The Hill reports that George Mason University’s Mercatus Center has recently launched a Web site called piracydata.org. The Web site takes the top 10 most pirated movies of the week and mashes it up with data from CanIStreamIt.It. The result is a graph detailing when a movie is available online for legal purchase, rental or stream.

As you might expect, the top 10 most pirated movies of the week are not available on any legal streaming services. In fact, not even all of them are available for digital rental or purchase. The researchers behind the project say that’s the real problem – not search engines.

“When movies are unavailable, illegal sources may be the most relevant search results,” Jerry Brito, director of the Mercatus Center’s Technology Policy Program, said. “Despite what the content industry might like to see, search engines are just telling it like it is.”

The findings come over a year after the entertainment industry successfully convinced Google to alter its search algorithm to take piracy into account. As you may recall, Google introduced a ranking algorithm change in April 2012 that would demote sites based upon the number of takedown requests Google receives for that site. The change was controversial, but it remains in effect.

Since then, the entertainment industry and governments have doubled down their efforts to partially pin the blame of piracy rates on search engines. Back in November of last year, seven months after the algorithm change went into effect, the UK government said that Google still wasn’t doing enough to stop piracy. It pointed out that searches like “Maroon 5 free MP3” returned links to sites that offered pirated music.

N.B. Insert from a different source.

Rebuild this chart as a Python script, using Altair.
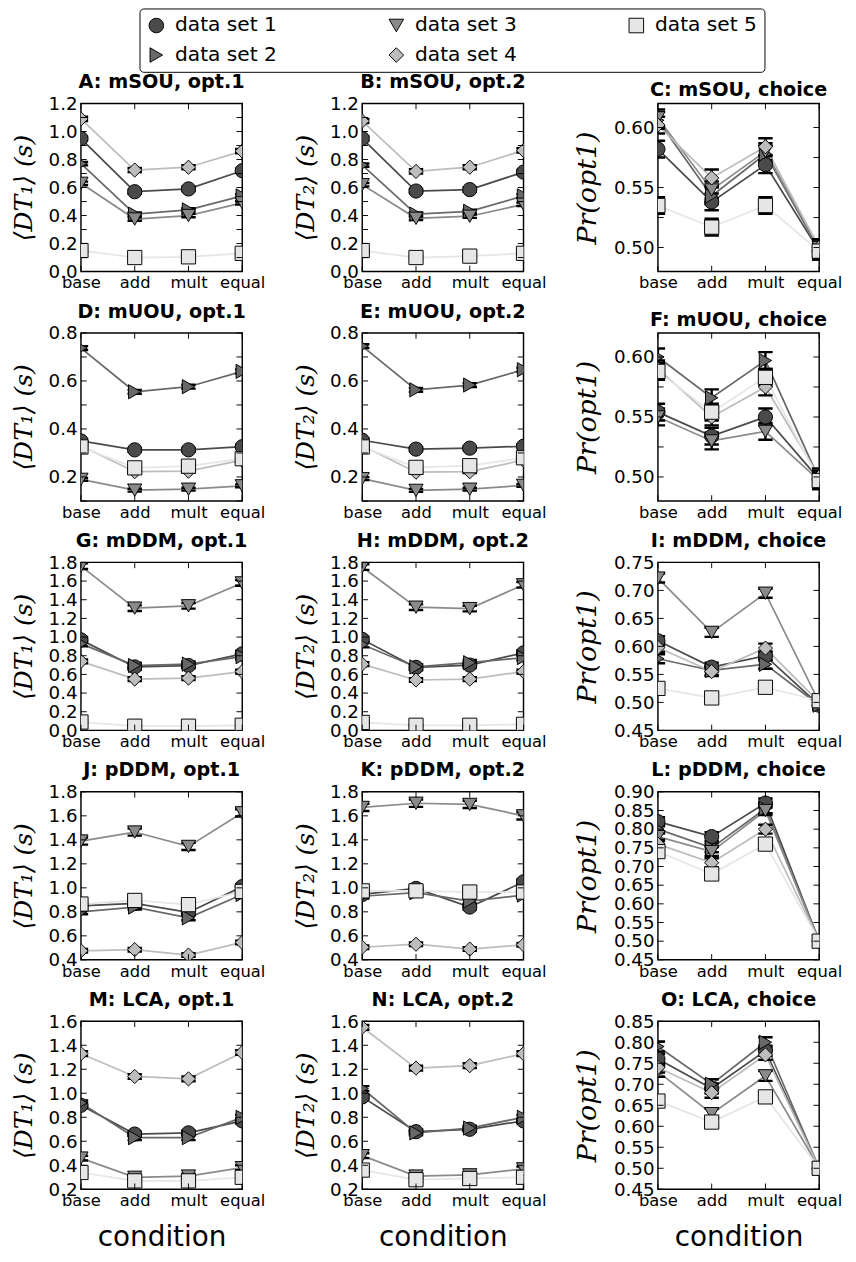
import altair as alt
import pandas as pd

conds = ["base", "add", "mult", "equal"]
series = ["data set 1", "data set 2", "data set 3", "data set 4", "data set 5"]
legend_order = ["data set 1", "data set 3", "data set 5", "data set 2", "data set 4"]
fill_of = {"data set 1": "#4a4a4a", "data set 2": "#686868", "data set 3": "#8a8a8a",
           "data set 4": "#bdbdbd", "data set 5": "#e6e6e6"}
shape_of = {"data set 1": "circle", "data set 2": "triangle-right", "data set 3": "triangle-down",
            "data set 4": "diamond", "data set 5": "square"}

# ---- values: each panel = 5 series (data set 1..5) x 4 conditions ----
A_mean = [[0.95, 0.57, 0.59, 0.72], [0.77, 0.41, 0.44, 0.54], [0.63, 0.375, 0.40, 0.49],
          [1.09, 0.725, 0.745, 0.86], [0.15, 0.10, 0.105, 0.13]]
A_err = [0.015, 0.012, 0.012, 0.015, 0.01]
B_mean = [[0.95, 0.575, 0.585, 0.71], [0.76, 0.41, 0.43, 0.54], [0.62, 0.38, 0.395, 0.48],
          [1.075, 0.715, 0.745, 0.865], [0.15, 0.10, 0.11, 0.13]]
B_err = [0.015, 0.012, 0.012, 0.015, 0.01]
C_mean = [[0.582, 0.538, 0.569, 0.497], [0.606, 0.543, 0.578, 0.498], [0.608, 0.548, 0.580, 0.500],
          [0.602, 0.558, 0.584, 0.500], [0.535, 0.517, 0.535, 0.497]]
C_err = [0.007, 0.007, 0.007, 0.007, 0.007]
D_mean = [[0.35, 0.313, 0.313, 0.326], [0.737, 0.555, 0.576, 0.64], [0.19, 0.145, 0.149, 0.163],
          [0.33, 0.222, 0.224, 0.27], [0.325, 0.238, 0.245, 0.276]]
D_err = [0.008, 0.008, 0.006, 0.006, 0.006]
E_mean = [[0.353, 0.316, 0.32, 0.328], [0.745, 0.563, 0.583, 0.647], [0.193, 0.144, 0.149, 0.165],
          [0.33, 0.22, 0.222, 0.27], [0.325, 0.24, 0.247, 0.28]]
E_err = [0.008, 0.008, 0.006, 0.006, 0.006]
F_mean = [[0.554, 0.534, 0.550, 0.498], [0.600, 0.566, 0.597, 0.498], [0.550, 0.530, 0.538, 0.497],
          [0.590, 0.550, 0.575, 0.500], [0.588, 0.554, 0.583, 0.497]]
F_err = [0.007, 0.007, 0.007, 0.007, 0.007]
G_mean = [[0.97, 0.68, 0.695, 0.82], [0.93, 0.695, 0.71, 0.79], [1.76, 1.31, 1.335, 1.58],
          [0.74, 0.55, 0.56, 0.63], [0.09, 0.045, 0.045, 0.055]]
G_err = [0.03, 0.03, 0.03, 0.02, 0.01]
H_mean = [[0.975, 0.675, 0.70, 0.83], [0.92, 0.68, 0.725, 0.78], [1.75, 1.32, 1.305, 1.56],
          [0.71, 0.54, 0.55, 0.63], [0.085, 0.055, 0.055, 0.065]]
H_err = [0.03, 0.03, 0.03, 0.02, 0.01]
I_mean = [[0.610, 0.563, 0.583, 0.495], [0.578, 0.557, 0.568, 0.495], [0.722, 0.625, 0.695, 0.500],
          [0.598, 0.555, 0.597, 0.500], [0.525, 0.508, 0.527, 0.503]]
I_err = [0.008, 0.008, 0.008, 0.008, 0.008]
J_mean = [[0.85, 0.87, 0.795, 1.01], [0.80, 0.84, 0.75, 0.945], [1.39, 1.465, 1.345, 1.625],
          [0.475, 0.485, 0.44, 0.545], [0.865, 0.895, 0.86, 0.97]]
J_err = [0.02, 0.02, 0.03, 0.015, 0.02]
K_mean = [[0.945, 0.995, 0.84, 1.05], [0.93, 0.96, 0.89, 0.94], [1.67, 1.705, 1.695, 1.60],
          [0.505, 0.53, 0.49, 0.525], [0.975, 0.975, 0.965, 0.965]]
K_err = [0.02, 0.02, 0.03, 0.015, 0.02]
L_mean = [[0.82, 0.78, 0.87, 0.50], [0.80, 0.75, 0.855, 0.50], [0.78, 0.74, 0.85, 0.50],
          [0.76, 0.71, 0.80, 0.50], [0.74, 0.68, 0.76, 0.50]]
L_err = [0.012, 0.012, 0.012, 0.012, 0.012]
M_mean = [[0.90, 0.66, 0.67, 0.77], [0.92, 0.63, 0.63, 0.80], [0.46, 0.30, 0.31, 0.38],
          [1.33, 1.14, 1.12, 1.34], [0.34, 0.27, 0.27, 0.30]]
M_err = [0.02, 0.02, 0.02, 0.02, 0.02]
N_mean = [[0.97, 0.68, 0.70, 0.77], [1.04, 0.67, 0.71, 0.80], [0.48, 0.31, 0.32, 0.37],
          [1.55, 1.21, 1.23, 1.33], [0.36, 0.28, 0.29, 0.30]]
N_err = [0.02, 0.02, 0.02, 0.02, 0.02]
O_mean = [[0.76, 0.69, 0.78, 0.50], [0.79, 0.70, 0.80, 0.50], [0.73, 0.63, 0.72, 0.50],
          [0.74, 0.68, 0.77, 0.50], [0.66, 0.61, 0.67, 0.50]]
O_err = [0.012, 0.012, 0.012, 0.012, 0.012]

# axis domains, labels and tick positions
dt_ticks_A = [0.0, 0.1, 0.2, 0.3, 0.4, 0.5, 0.6, 0.7, 0.8, 0.9, 1.0, 1.1, 1.2]
dt_labels_A = [0.0, 0.2, 0.4, 0.6, 0.8, 1.0, 1.2]
dt_ticks_D = [0.1, 0.2, 0.3, 0.4, 0.5, 0.6, 0.7, 0.8]
dt_labels_D = [0.2, 0.4, 0.6, 0.8]
ch_ticks_C = [0.5, 0.525, 0.55, 0.575, 0.6]
ch_labels_C = [0.50, 0.55, 0.60]
dt_labels_G = [0.0, 0.2, 0.4, 0.6, 0.8, 1.0, 1.2, 1.4, 1.6, 1.8]
ch_labels_I = [0.45, 0.50, 0.55, 0.60, 0.65, 0.70, 0.75]
dt_labels_J = [0.4, 0.6, 0.8, 1.0, 1.2, 1.4, 1.6, 1.8]
ch_labels_L = [0.45, 0.50, 0.55, 0.60, 0.65, 0.70, 0.75, 0.80, 0.85, 0.90]
dt_labels_M = [0.2, 0.4, 0.6, 0.8, 1.0, 1.2, 1.4, 1.6]
ch_labels_O = [0.45, 0.50, 0.55, 0.60, 0.65, 0.70, 0.75, 0.80, 0.85]

DT1 = "⟨DT₁⟩ (s)"
DT2 = "⟨DT₂⟩ (s)"
PR = "Pr(opt1)"

panels = [
    ("A: mSOU, opt.1", DT1, [0, 1.2], dt_labels_A, dt_ticks_A, ".1f", A_mean, A_err),
    ("B: mSOU, opt.2", DT2, [0, 1.2], dt_labels_A, dt_ticks_A, ".1f", B_mean, B_err),
    ("C: mSOU, choice", PR, [0.48, 0.62], ch_labels_C, ch_ticks_C, ".2f", C_mean, C_err),
    ("D: mUOU, opt.1", DT1, [0.1, 0.8], dt_labels_D, dt_ticks_D, ".1f", D_mean, D_err),
    ("E: mUOU, opt.2", DT2, [0.1, 0.8], dt_labels_D, dt_ticks_D, ".1f", E_mean, E_err),
    ("F: mUOU, choice", PR, [0.48, 0.62], ch_labels_C, ch_ticks_C, ".2f", F_mean, F_err),
    ("G: mDDM, opt.1", DT1, [0, 1.8], dt_labels_G, dt_labels_G, ".1f", G_mean, G_err),
    ("H: mDDM, opt.2", DT2, [0, 1.8], dt_labels_G, dt_labels_G, ".1f", H_mean, H_err),
    ("I: mDDM, choice", PR, [0.45, 0.75], ch_labels_I, ch_labels_I, ".2f", I_mean, I_err),
    ("J: pDDM, opt.1", DT1, [0.4, 1.8], dt_labels_J, dt_labels_J, ".1f", J_mean, J_err),
    ("K: pDDM, opt.2", DT2, [0.4, 1.8], dt_labels_J, dt_labels_J, ".1f", K_mean, K_err),
    ("L: pDDM, choice", PR, [0.45, 0.90], ch_labels_L, ch_labels_L, ".2f", L_mean, L_err),
    ("M: LCA, opt.1", DT1, [0.2, 1.6], dt_labels_M, dt_labels_M, ".1f", M_mean, M_err),
    ("N: LCA, opt.2", DT2, [0.2, 1.6], dt_labels_M, dt_labels_M, ".1f", N_mean, N_err),
    ("O: LCA, choice", PR, [0.45, 0.85], ch_labels_O, ch_labels_O, ".2f", O_mean, O_err),
]

W, H = 168, 175
TK = 6

color_scale = alt.Scale(domain=legend_order, range=[fill_of[s] for s in legend_order])
shape_scale = alt.Scale(domain=legend_order, range=[shape_of[s] for s in legend_order])
# line colours: separate scale (domain in natural order) so its hidden legend stays separate
stroke_scale = alt.Scale(domain=series, range=[fill_of[s] for s in series])

leg = alt.Legend(title=None, orient="none", legendX=61, legendY=-99, direction="horizontal",
                 columns=3, columnPadding=113, rowPadding=9, labelFontSize=21,
                 symbolStrokeColor="black", symbolStrokeWidth=1, symbolSize=230,
                 strokeColor="black", padding=7, cornerRadius=4, fillColor="white",
                 labelLimit=300, labelOffset=9)


def make_panel(title, ytitle, dom, labels, ticks, fmt, means, errs, bottom):
    rows = []
    for s, vals, e in zip(series, means, errs):
        for c, v in zip(conds, vals):
            rows.append({"cond": c, "series": s, "mean": v, "lo": v - e, "hi": v + e})
    df = pd.DataFrame(rows)

    choice = fmt == ".2f"
    xs = alt.Scale(type="point", domain=conds, padding=0)
    ys = alt.Scale(domain=dom, nice=False, zero=False)
    xax = alt.Axis(title="condition" if bottom else None, labelAngle=0)
    yax = alt.Axis(title=ytitle, values=labels, format=fmt, labelOverlap=False,
                   minExtent=(53 if choice else 40), maxExtent=(53 if choice else 40),
                   titleFontSize=(28 if choice else 26))

    X = alt.X("cond:N", scale=xs, axis=xax, sort=conds)
    base = alt.Chart(df)

    def Y(field):
        return alt.Y(field, scale=ys, axis=yax)

    lines = base.mark_line(strokeWidth=1.8, clip=True).encode(
        x=X, y=Y("mean:Q"),
        stroke=alt.Stroke("series:N", scale=stroke_scale, legend=None),
        detail="series:N")
    bars = base.mark_rule(color="black", strokeWidth=2.5, clip=True).encode(
        x=X, y=Y("lo:Q"), y2="hi:Q")
    cap_lo = base.mark_tick(color="black", thickness=2.5, size=15, clip=True, opacity=1).encode(
        x=X, y=Y("lo:Q"))
    cap_hi = base.mark_tick(color="black", thickness=2.5, size=15, clip=True, opacity=1).encode(
        x=X, y=Y("hi:Q"))
    pts = base.mark_point(filled=True, stroke="black", strokeWidth=1, opacity=1, size=220,
                          clip=True).encode(
        x=X, y=Y("mean:Q"),
        color=alt.Color("series:N", scale=color_scale, legend=leg),
        shape=alt.Shape("series:N", scale=shape_scale, legend=leg))

    tdf = pd.DataFrame({"v": ticks})
    yt_l = alt.Chart(tdf).mark_rule(color="black", strokeWidth=1).encode(
        y=Y("v:Q"), x=alt.value(0), x2=alt.value(TK))
    yt_r = alt.Chart(tdf).mark_rule(color="black", strokeWidth=1).encode(
        y=Y("v:Q"), x=alt.value(W - TK), x2=alt.value(W))
    cdf = pd.DataFrame({"cond": conds})
    xt_b = alt.Chart(cdf).mark_rule(color="black", strokeWidth=1).encode(
        x=X, y=alt.value(H - TK), y2=alt.value(H))
    xt_t = alt.Chart(cdf).mark_rule(color="black", strokeWidth=1).encode(
        x=X, y=alt.value(0), y2=alt.value(TK))

    return alt.layer(lines, bars, cap_lo, cap_hi, pts, yt_l, yt_r, xt_b, xt_t).properties(
        width=W, height=H,
        title=alt.TitleParams(title, fontSize=20, fontWeight="bold", font="DejaVu Sans",
                              offset=3, anchor="middle", color="black"))


charts = [make_panel(*p, bottom=(i >= 12)) for i, p in enumerate(panels)]
chart = alt.concat(*charts, columns=3, spacing={"row": 10, "column": 27}).properties(
    padding={"left": 3, "top": -27, "right": 5, "bottom": 2}
).configure(
    font="DejaVu Sans"
).configure_view(
    stroke="black", strokeWidth=1.5
).configure_axis(
    labelColor="black", titleColor="black", domain=False, ticks=False, grid=False
).configure_axisX(
    labelFontSize=17, labelPadding=4, titleFontSize=29, titleFontWeight="normal",
    titlePadding=16, labelAngle=0
).configure_axisY(
    labelFontSize=19, labelPadding=4, labelOverlap=False, titleFont="DejaVu Serif",
    titleFontStyle="italic", titleFontWeight="normal", titlePadding=6
)

chart.save("out.html", embed_options={"renderer": "svg", "actions": False})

While the evidence may seem damning, it completely ignores that piracy rates have been plummeting thanks to the likes of Spotify and Pandora. As it turns out, giving people what they want in a convenient method at a good price leads to people paying for that service.

So, let’s apply the same logic to movies. In an interview with Tweakers, Netflix CEO Reed Hasting said that the arrival of Netflix in Canada reduced local piracy rates by 50 percent. There’s no comparable number for U.S. piracy rates, but it’s probably has reached a similar rate thanks to Netflix.

Of course, you can only take piracy rates for TV shows and movies that are available on Netflix into account. For the past three weeks, the top 10 most pirated movies haven’t been on Netflix or any other legal streaming service. The big movie studios would tell you that it’s all about making the most money on a product, and how it doesn’t make sense for a movie to hit Netflix at the same time as it hits digital marketplaces. The music industry has already blown holes in that theory as its embrace of Spotify has led to the industry making its first profit in over 10 years.

What does all of this tell the movie industry? It tells the industry that it should stop looking for the splinter in Google’s eye while ignoring the plank in its own. The industry must embrace digital revenue models that aren’t tied to crappy services like Utraviolet that limit what a person can do with their movies. It needs to be instant, seamless and easy – just like what Spotify is to music. Netflix is undoubtedly waiting with open arms to become the Spotify of movies, and it’s just waiting for the film industry to finally pull its head out of its ass.